Luc Montagnier: aids, Nobel e polêmicas
Paris, 10 Fev 2022 (AFP) - O médico francês Luc Montagnier, que morreu aos 89 anos nos subúrbios de Paris e foi recentemente criticado por suas teorias dúbias, é associado principalmente à descoberta do vírus da aids, que lhe rendeu o Prêmio Nobel de Medicina em 2008.
"Sempre procurei o inusitado. É difícil para mim trabalhar com uma tendência já estabelecida", disse este biólogo especializado em vírus em um documentário transmitido pela emissora de televisão France 5 em 2014.
O virologista, que morreu na terça-feira mas cuja morte só foi anunciada nesta quinta-feira(10), definiu-se como um "marginal" apesar das suas recompensas internacionais.
- "A doença dos quatro Hs" -Na década de 1980, vários laboratórios lançaram uma corrida para entender a origem de uma estranha doença que, por falta de um nome melhor, foi identificada como a doença dos "quatro eixos" porque parecia atacar essencialmente homossexuais, viciados em heroína, hemofílicos e haitianos.
Nascido em 18 de agosto de 1932 em Chabris (centro da França), Montagnier estudou medicina em Poitiers e Paris e fez pesquisas na Grã-Bretanha. Em 1972, ele criou um instituto especializado em retrovírus e oncovírus (causadores de câncer) no Instituto Pasteur.
Em janeiro de 1983, sua equipe identificou, junto com Françoise Barré-Sinoussi (também ganhadora do Prêmio Nobel de Medicina) e Jean-Claude Chermann, o vírus responsável pela aids. A descoberta, chamada LAV (Lymphadenopathy Associated Virus) foi publicada em maio daquele ano.
Montagnier não hesita em identificá-lo como o agente causador da nova doença, embora a descoberta seja recebida com "ceticismo" pelo americano Robert Gallo, grande especialista em retrovírus.
"Durante um ano, acreditamos que se tratava de um vírus bom (...), mas ninguém acreditou em nós e nossas publicações foram rejeitadas", disse Montagnier três décadas depois.
Em 1984, a secretária de Saúde dos Estados Unidos, Margaret Heckler, afirmou que o Dr. Gallo havia encontrado a causa "provável" da aids, um retrovírus chamado HTLV-III. Mas a descoberta acabou sendo idêntica ao LAV identificado pela equipe de Montagnier.
- "Codescobridores" -A polêmica se intensificou, com viés econômico, quando a descoberta do vírus da imunodeficiência humana (HIV) foi associada a royalties de testes de infecção.
A disputa foi resolvida provisoriamente em 1987 com uma solução diplomática: os Estados Unidos e a França assinaram um compromisso que definiu Gallo e Montagnier como "codescobridores" do HIV.

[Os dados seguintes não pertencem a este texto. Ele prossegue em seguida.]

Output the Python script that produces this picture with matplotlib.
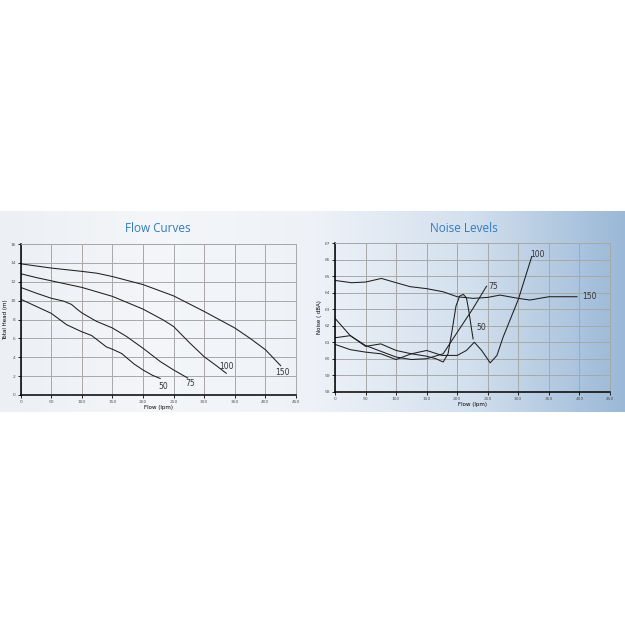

Mas o desfecho só se deu vinte anos depois, com a entrega do Prêmio Nobel de Medicina a Montagnier e seu colega Barré-Sinoussi, sem qualquer menção a Gallo.
Anos depois, por ocasião do 30º aniversário da descoberta, Montagnier fez um balanço mitigado de sua vitória, porque "não conseguimos erradicar a pandemia e nem mesmo a infecção, porque não sabemos como curar alguém que foi infectado", comentou.
Os tratamentos antirretrovirais permitem conter eficazmente o HIV, mas sem eliminá-lo completamente.
- Antivacina -De 1991 a 1997, Montagnier chefiou um departamento de aids e retrovírus no Institute Pasteur e depois lecionou no Queens College, em Nova York, até 2001.
Em seus últimos anos, ficou conhecido por assumir posições que o colocaram em conflito com a comunidade científica.
Defendeu a "pista microbiana" como possível explicação para o autismo e a tese, rejeitada por unanimidade, do pesquisador francês Jacques Benveniste, que afirma que a água retém vestígios ("memória") de substâncias que não são mais encontradas nela.
Ele também defende a teoria da emissão de ondas eletromagnéticas pelo DNA e prescreve o mamão como remédio para certas doenças.
Sua postura contínua contra as vacinas lhe rendeu em novembro de 2017 a condenação imediata de 106 membros das Academias de Ciências e Medicina.
E quando surgiu a pandemia de covid-19, sustentou, sem qualquer comprovação, que o vírus SARS-CoV-2 foi fabricado em laboratório e que as vacinas são a causa do aparecimento de variantes.
Essas teses gradualmente o tornaram um "pária" entre seus pares.